CREATE MATERIALIZED VIEW mv_regional_sales AS
SELECT 
    region, 
    SUM(sale_amount) as total_revenue
FROM sales_data
GROUP BY region;

-- To refresh the data manually
REFRESH MATERIALIZED VIEW mv_regional_sales;

Example 2: Athena CTAS (CSV to Parquet)

To optimize a raw CSV dataset for performance and cost:

sql

CREATE TABLE optimized_inventory
WITH (
  format = 'PARQUET',
  external_location = 's3://my-bucket/optimized-data/'
)
AS SELECT 
    item_id, 
    quantity, 
    last_updated
FROM raw_csv_inventory
WHERE status = 'active';

Checkpoint Questions

Which Redshift feature allows the query optimizer to use a Materialized View even if the user didn't explicitly name it in their SQL?
Why is SELECT * considered an anti-pattern in Amazon Athena?
What command must you run if you manually upload new folders (partitions) to S3 and want Athena to see them?
What are the two billing models available for Amazon Athena?

▶Click to view answers

Automatic Query Rewriting.
Athena charges based on the amount of data scanned; SELECT * scans every column in the row, maximizing cost.
`MSCK REPAIR TABLE

`. 4. Per-Query Billing (bytes scanned) and Provisioned Capacity (DPUs).

Comparison Tables

DDL vs. DML in Cloud SQL

Command Category	Examples	Usage in Athena/Redshift
DDL (Definition)	`CREATE`, `ALTER`, `DROP`	Used to manage table structures and Glue Catalog metadata.
DML (Manipulation)	`INSERT`, `UPDATE`, `DELETE`	Used to modify data content (Note: Athena is primarily for `INSERT`/`SELECT`).
Metadata	`DESCRIBE`, `SHOW`	Used to inspect column types and existing tables.

Muddy Points & Cross-Refs

Athena vs. Redshift Spectrum: Both query S3. Use Athena for serverless, ad-hoc jobs. Use Redshift Spectrum if you already have a Redshift cluster and want to join S3 data with your local data warehouse tables.
MSCK REPAIR vs. Glue Crawlers: MSCK REPAIR is a SQL command for Hive-compatible paths.

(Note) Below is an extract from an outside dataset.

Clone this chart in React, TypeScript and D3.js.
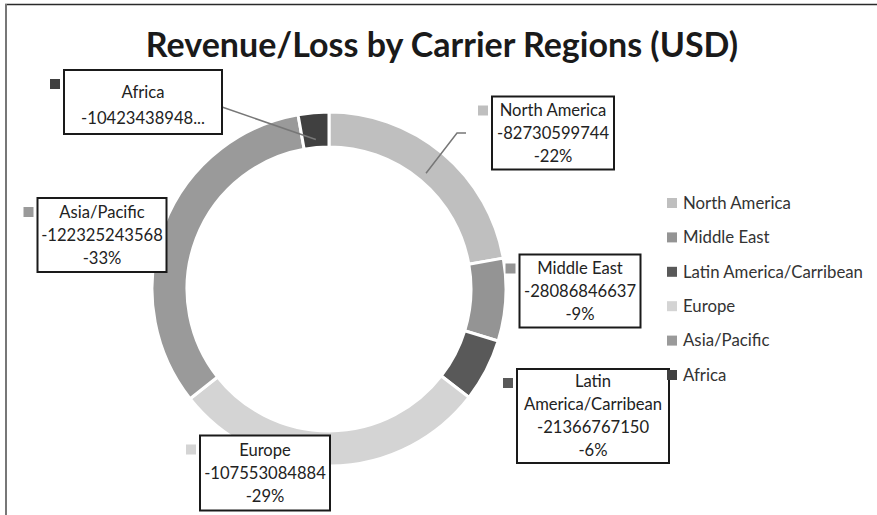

Glue Crawlers are automated AWS services that can infer schemas and partitions without manual SQL commands.
Partition Projection: A more advanced Athena feature (not detailed here) that allows Athena to "calculate" partitions instead of looking them up in the Glue Catalog, further speeding up queries on highly partitioned data.